Normally, I can’t get too excited about this issue unless a film truly distorts a person’s character or the import of an event—which I don’t believe is the case here—but for some reason, with Argo, the distortions are what I keep coming back to when I try to write about the movie. Paradoxically, I’m more frustrated than I usually am with such cinematic misreporting and more inclined to forgive the elisions and narrative ruses. I am of two minds, and that’s ultimately what I had to examine.

But first, let me back up to the premise: In 1979, revolutionaries depose the shah of Iran and attack the U.S. embassy in retaliation for American support of the fallen dictator. Six embassy workers manage to escape as the militants storm the compound. They find refuge at the home of the Canadian ambassador, but both the American and Canadian governments understand that this can only be a temporary measure. The Americans have to be extracted—for their safety and that of their Canadian hosts—but with revolutionaries occupying the airport and patrolling the streets, there simply is no safe way to pull them out.

Then CIA operative Tony Mendez (Ben Affleck, also directing) offers a bizarre but strangely plausible cover story for six Westerners in Iran: He will disguise them as a Canadian film crew scouting the country for locales for a sci-fi fantasy. With no better option on the table, the CIA goes along with the plan. Mendez and his Hollywood collaborators (Alan Arkin and John Goodman) set up a film company, pick a script, build up the project in the trade press, and establish the false identities of the escapees—and then Mendez, as one of the “producers,” flies into Tehran to meet his crew and bring them home.

After a heavily expository history lesson of a prologue (which I can’t fault too much since I just did the same thing here), Argo does a brilliant job of establishing just how tense and dangerous Tehran was as the hostage crisis at the embassy dragged into a dismal 1980. (Particularly admirable is the movie’s ability to establish that tension and danger without becoming xenophobic.) We get only brief sketches of the six Americans in hiding, but the actors (among them Tate Donovan, Clea DuVall, and Scoot McNairy as the most pessimistic of the bunch) vividly convey their stir-crazy fear and frustration.

The larkier Hollywood scenes, in which Arkin and Goodman trade wisecracks and stage what looks like the goofiest space opera ever imagined, initially feel like they’re from another movie entirely—but the contrast eventually works to the movie’s advantage as the Hollywood showmanship and flash arrive in Tehran.

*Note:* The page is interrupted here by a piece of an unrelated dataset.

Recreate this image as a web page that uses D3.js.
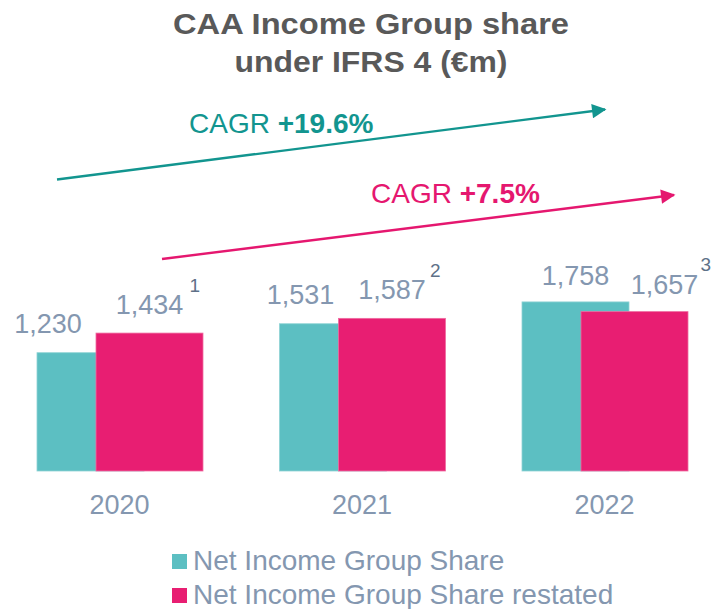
<!DOCTYPE html>
<html>
<head>
<meta charset="utf-8">
<script src="https://cdn.jsdelivr.net/npm/d3@7"></script>
<style>
  html, body { margin: 0; padding: 0; background: #ffffff; }
  svg { display: block; font-family: "Liberation Sans", Arial, sans-serif; }
</style>
</head>
<body>
<div id="chart"></div>
<script>
// ---- data ----
const years = ["2020", "2021", "2022"];
const netIncome = [1230, 1531, 1758];
const netIncomeRestated = [1434, 1587, 1657];
const restatedNotes = ["1", "2", "3"];
const seriesNames = ["Net Income Group Share", "Net Income Group Share restated"];
const cagrLabels = [{ pre: "CAGR ", bold: "+19.6%" }, { pre: "CAGR ", bold: "+7.5%" }];
const titleLines = ["CAA Income Group share", "under IFRS 4 (€m)"];

// ---- layout ----
const W = 714, H = 609;
const colors = { teal: "#5CBFC2", pink: "#E81E72", tealArrow: "#12958F", pinkArrow: "#E5176F",
                 label: "#8497B0", note: "#5E7188", title: "#595959" };
const baseY = 471;
const barW = 107;
const tealOff = -82.5, pinkOff = -23.5;
// manual label nudges (as placed in the original slide)
const tealLabelDx = [-42.5, -32.5, 0];
const pinkLabelDx = [0, 0, 30];
const noteDx = [40, 38, 36];

const svg = d3.select("#chart").append("svg").attr("width", W).attr("height", H);

const x = d3.scalePoint().domain(years).range([119.5, 604.5]);
const y = d3.scaleLinear().domain([0, 1000]).range([baseY, baseY - 96.18]);

// title (slightly horizontally stretched, as in the slide)
const titleW = [396, 273];
svg.append("g").selectAll("text").data(titleLines).join("text")
  .attr("x", 371).attr("y", (d, i) => 34 + i * 37.5)
  .attr("text-anchor", "middle").attr("font-size", 29).attr("font-weight", "bold")
  .attr("textLength", (d, i) => titleW[i]).attr("lengthAdjust", "spacingAndGlyphs")
  .attr("fill", colors.title).text(d => d);

// arrows
const defs = svg.append("defs");
[["tealHead", colors.tealArrow], ["pinkHead", colors.pinkArrow]].forEach(([id, c]) => {
  defs.append("marker").attr("id", id).attr("viewBox", "0 0 10 10").attr("refX", 9).attr("refY", 5)
    .attr("markerWidth", 6.5).attr("markerHeight", 6).attr("markerUnits", "strokeWidth").attr("orient", "auto")
    .append("path").attr("d", "M0,0 L10,5 L0,10 Z").attr("fill", c);
});
const arrows = [
  { x1: 57, y1: 179.5, x2: 605, y2: 109.5, c: colors.tealArrow, m: "tealHead" },
  { x1: 162, y1: 259, x2: 674, y2: 195, c: colors.pinkArrow, m: "pinkHead" }
];
svg.append("g").selectAll("line").data(arrows).join("line")
  .attr("x1", d => d.x1).attr("y1", d => d.y1).attr("x2", d => d.x2).attr("y2", d => d.y2)
  .attr("stroke", d => d.c).attr("stroke-width", 2.4).attr("marker-end", d => `url(#${d.m})`);

const cagrPos = [{ x: 189, y: 133, c: colors.tealArrow }, { x: 371, y: 203, c: colors.pinkArrow }];
cagrLabels.forEach((d, i) => {
  const t = svg.append("text").attr("x", cagrPos[i].x).attr("y", cagrPos[i].y)
    .attr("font-size", 28).attr("fill", cagrPos[i].c);
  t.append("tspan").text(d.pre);
  t.append("tspan").attr("font-weight", "bold").text(d.bold);
});

// bars
svg.append("g").selectAll("rect").data(netIncome).join("rect")
  .attr("x", (d, i) => x(years[i]) + tealOff).attr("width", barW)
  .attr("y", d => y(d)).attr("height", d => baseY - y(d))
  .attr("fill", colors.teal).attr("stroke", "#8fd3d5").attr("stroke-width", 0.8);
svg.append("g").selectAll("rect").data(netIncomeRestated).join("rect")
  .attr("x", (d, i) => x(years[i]) + pinkOff).attr("width", barW)
  .attr("y", d => y(d)).attr("height", d => baseY - y(d))
  .attr("fill", colors.pink).attr("stroke", "#ef6ba0").attr("stroke-width", 0.8);

// value labels
const fmt = d3.format(",");
svg.append("g").selectAll("text").data(netIncome).join("text")
  .attr("x", (d, i) => x(years[i]) + tealOff + barW / 2 + tealLabelDx[i])
  .attr("y", (d, i) => y(d) - (i === 2 ? 17 : 20))
  .attr("text-anchor", "middle").attr("font-size", 27).attr("fill", colors.label).text(d => fmt(d));
const pinkLbl = svg.append("g").selectAll("g").data(netIncomeRestated).join("g");
pinkLbl.append("text")
  .attr("x", (d, i) => x(years[i]) + pinkOff + barW / 2 + pinkLabelDx[i])
  .attr("y", (d, i) => y(d) - (i === 2 ? 18 : 19.5))
  .attr("text-anchor", "middle").attr("font-size", 27).attr("fill", colors.label).text(d => fmt(d));
pinkLbl.append("text")
  .attr("x", (d, i) => x(years[i]) + pinkOff + barW / 2 + pinkLabelDx[i] + noteDx[i])
  .attr("y", (d, i) => y(d) - 41)
  .attr("font-size", 19).attr("fill", colors.note).text((d, i) => restatedNotes[i]);

// x axis labels
svg.append("g").selectAll("text").data(years).join("text")
  .attr("x", d => x(d)).attr("y", 514)
  .attr("text-anchor", "middle").attr("font-size", 27).attr("fill", colors.label).text(d => d);

// legend
const leg = svg.append("g").selectAll("g").data(seriesNames).join("g")
  .attr("transform", (d, i) => `translate(172, ${554 + i * 34})`);
leg.append("rect").attr("width", 15).attr("height", 15)
  .attr("fill", (d, i) => i === 0 ? colors.teal : colors.pink);
leg.append("text").attr("x", 21).attr("y", 16).attr("font-size", 28)
  .attr("fill", colors.label).text(d => d);
</script>
</body>
</html>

In some ways, Argo is about the seemingly universal seductive power of movies. An American kid and an Iranian militant can easily share a love of heroic spacemen on intergalactic adventures. That silly yet primal story speaks to them both.

And it’s when Argo plays up that idea that I happily forgive its own silliness in service to a grand heroic story. In one scene in particular—when the “film crew” seems to have been revealed as false mere steps away from the airplane—McNairy, playing that particularly gloomy escapee, steps forward to narrate the storyboards in Farsi for the skeptical revolutionaries. He subtly suggests that the movie’s hero is also a kind of revolutionary, and his childlike sound effects, illustrating the space ships and explosions, convey wonder in any language.

It’s a perfect moment—thrilling and gorgeous and quietly profound—and from what I’ve read, it’s all a lie. The escapees had no problem boarding the plane in Tehran. They didn’t have to talk their way past the guards there. The storyboards were never put to such dramatic, life-saving use.

Elsewhere, though, the movie makes a show of portraying life exactly as it unfolded. The escapees, for example, have been made up to look like doppelgängers of the people they’re playing—as the juxtaposed photos over the closing credits demonstrate. Similarly, Argo re-creates a number of iconic images of the Iranian Revolution—and again offers up side-by-side shots as proof of its verisimilitude. Those documentary-like trappings suggest that the storytelling is also faithful down to the smallest detail, and that clearly isn’t the case. I think that’s why it threw me to suspect (and then learn for sure) that the climax had been gussied up.

The contrast between Hollywood and Iran works; the dissonance between documented detail and embellished storytelling does not. And the sad thing is, I don’t think that dissonance was necessary. As Argo itself makes clear, movies and storytelling are powerful and affecting even when they’re not precisely true—even when they are, in simple fact, a lie. I don’t mind that the filmmakers of Argo wanted a cleaner dramatic arc with a more extravagant climax. That scene at the airport—painting a romantic picture with those simple storyboards—is easily my favorite scene in the whole movie. It resonates more deeply than the finicky reproduction of some diplomat’s receding hairline or even the nerve-racking minute-by-minute presentation of the fall of the embassy. The movie feels a bit off because it tries to sell itself as a faultless docudrama and a Hollywood thriller. It could have been great as either one, but it can’t be great as both.